• **Given task**
Please transcribe the data below exactly. Leave the pictures out.
____ Supplied material
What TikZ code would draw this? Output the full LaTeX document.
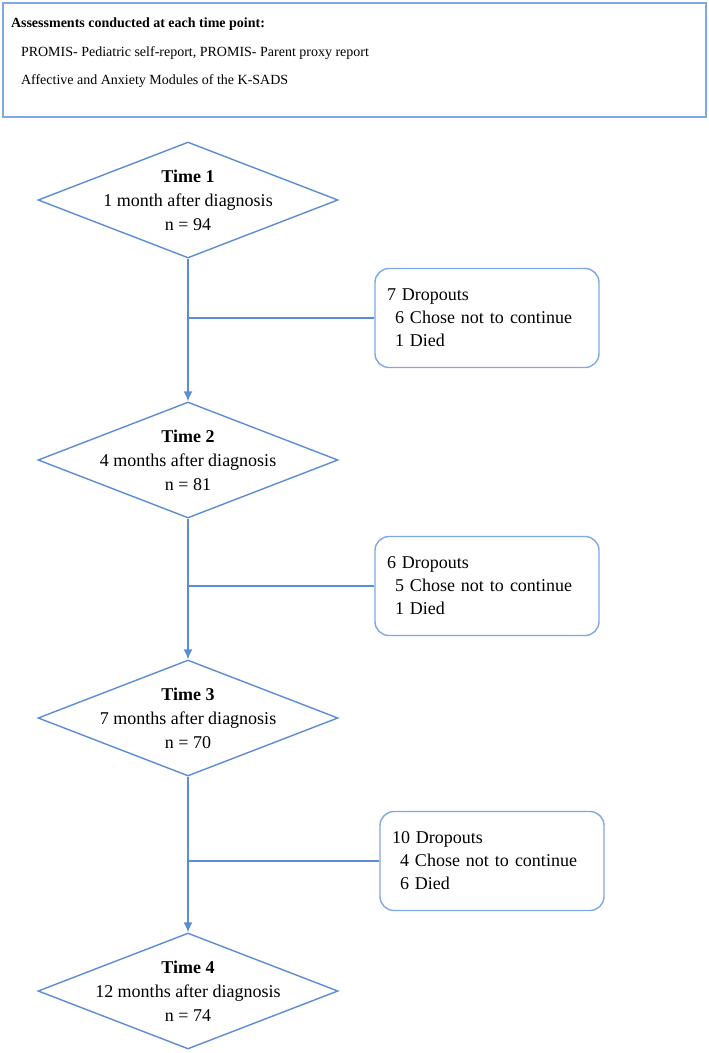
\documentclass[tikz,border=0pt]{standalone}
\usepackage{fontspec}
\setmainfont{Liberation Serif}
\usetikzlibrary{shapes.geometric}
\usetikzlibrary{arrows.meta}
\usetikzlibrary{positioning}
\definecolor{lineblue}{RGB}{91,141,214}
\definecolor{boxblue}{RGB}{125,168,226}

\begin{document}
\begin{tikzpicture}[>={Latex[length=10pt,width=9pt]}, x=1pt, y=-1pt, line width=1.4pt,
    tstep/.style={draw=lineblue, diamond, minimum width=300pt, minimum height=116pt, inner sep=0pt},
    ttext/.style={align=center, font=\fontsize{18}{24}\selectfont},
    dropbox/.style={draw=boxblue, rounded corners=14pt, minimum width=224pt, minimum height=99pt,
                    text width=200pt, align=left, font=\fontsize{18}{23}\selectfont},
    infobox/.style={draw=boxblue, minimum width=703pt, minimum height=114pt},
    link/.style={draw=lineblue}]

      % fixes the page size
      \useasboundingbox (0,0) rectangle (709,1053);

      % assessments box
      \node [infobox, name=assess] at (354.5, 60) {};
      \node [below right=15pt and 8pt of assess.north west, inner sep=0pt, align=left,
             font=\fontsize{14}{28.5}\selectfont, name=assesstext]
            {\textbf{Assessments conducted at each time point:}\\
             \hspace{10pt}PROMIS- Pediatric self-report, PROMIS- Parent proxy report\\
             \hspace{10pt}Affective and Anxiety Modules of the K-SADS};

      % time points
      \node [tstep, name=t1] at (188, 200) {};
      \node [tstep, name=t2] at (188, 460) {};
      \node [tstep, name=t3] at (188, 718) {};
      \node [tstep, name=t4] at (188, 991) {};
      \node [ttext, name=t1txt] at (t1) {\textbf{Time 1}\\1 month after diagnosis\\n = 94};
      \node [ttext, name=t2txt] at (t2) {\textbf{Time 2}\\4 months after diagnosis\\n = 81};
      \node [ttext, name=t3txt] at (t3) {\textbf{Time 3}\\7 months after diagnosis\\n = 70};
      \node [ttext, name=t4txt] at (t4) {\textbf{Time 4}\\12 months after diagnosis\\n = 74};

      % dropouts
      \node [dropbox, name=d1] at (487, 318) {7 Dropouts\\\hspace{8pt}6 Chose not to continue\\\hspace{8pt}1 Died};
      \node [dropbox, name=d2] at (487, 586) {6 Dropouts\\\hspace{8pt}5 Chose not to continue\\\hspace{8pt}1 Died};
      \node [dropbox, name=d3] at (492, 861) {10 Dropouts\\\hspace{8pt}4 Chose not to continue\\\hspace{8pt}6 Died};

      % connections
      \draw [->, link] (t1) -- (t2);
      \draw [->, link] (t2) -- (t3);
      \draw [->, link] (t3) -- (t4);
      \draw [link] (t1 |- d1.west) -- (d1.west);
      \draw [link] (t2 |- d2.west) -- (d2.west);
      \draw [link] (t3 |- d3.west) -- (d3.west);

\end{tikzpicture}
\end{document}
________
• **Answer to this task**
What TikZ code would draw this? Output the full LaTeX document.
\documentclass[tikz,border=0pt]{standalone}
\usepackage{fontspec}
\setmainfont{Liberation Serif}
\usetikzlibrary{shapes.geometric}
\usetikzlibrary{arrows.meta}
\usetikzlibrary{positioning}
\definecolor{lineblue}{RGB}{91,141,214}
\definecolor{boxblue}{RGB}{125,168,226}

\begin{document}
\begin{tikzpicture}[>={Latex[length=10pt,width=9pt]}, x=1pt, y=-1pt, line width=1.4pt,
    tstep/.style={draw=lineblue, diamond, minimum width=300pt, minimum height=116pt, inner sep=0pt},
    ttext/.style={align=center, font=\fontsize{18}{24}\selectfont},
    dropbox/.style={draw=boxblue, rounded corners=14pt, minimum width=224pt, minimum height=99pt,
                    text width=200pt, align=left, font=\fontsize{18}{23}\selectfont},
    infobox/.style={draw=boxblue, minimum width=703pt, minimum height=114pt},
    link/.style={draw=lineblue}]

      % fixes the page size
      \useasboundingbox (0,0) rectangle (709,1053);

      % assessments box
      \node [infobox, name=assess] at (354.5, 60) {};
      \node [below right=15pt and 8pt of assess.north west, inner sep=0pt, align=left,
             font=\fontsize{14}{28.5}\selectfont, name=assesstext]
            {\textbf{Assessments conducted at each time point:}\\
             \hspace{10pt}PROMIS- Pediatric self-report, PROMIS- Parent proxy report\\
             \hspace{10pt}Affective and Anxiety Modules of the K-SADS};

      % time points
      \node [tstep, name=t1] at (188, 200) {};
      \node [tstep, name=t2] at (188, 460) {};
      \node [tstep, name=t3] at (188, 718) {};
      \node [tstep, name=t4] at (188, 991) {};
      \node [ttext, name=t1txt] at (t1) {\textbf{Time 1}\\1 month after diagnosis\\n = 94};
      \node [ttext, name=t2txt] at (t2) {\textbf{Time 2}\\4 months after diagnosis\\n = 81};
      \node [ttext, name=t3txt] at (t3) {\textbf{Time 3}\\7 months after diagnosis\\n = 70};
      \node [ttext, name=t4txt] at (t4) {\textbf{Time 4}\\12 months after diagnosis\\n = 74};

      % dropouts
      \node [dropbox, name=d1] at (487, 318) {7 Dropouts\\\hspace{8pt}6 Chose not to continue\\\hspace{8pt}1 Died};
      \node [dropbox, name=d2] at (487, 586) {6 Dropouts\\\hspace{8pt}5 Chose not to continue\\\hspace{8pt}1 Died};
      \node [dropbox, name=d3] at (492, 861) {10 Dropouts\\\hspace{8pt}4 Chose not to continue\\\hspace{8pt}6 Died};

      % connections
      \draw [->, link] (t1) -- (t2);
      \draw [->, link] (t2) -- (t3);
      \draw [->, link] (t3) -- (t4);
      \draw [link] (t1 |- d1.west) -- (d1.west);
      \draw [link] (t2 |- d2.west) -- (d2.west);
      \draw [link] (t3 |- d3.west) -- (d3.west);

\end{tikzpicture}
\end{document}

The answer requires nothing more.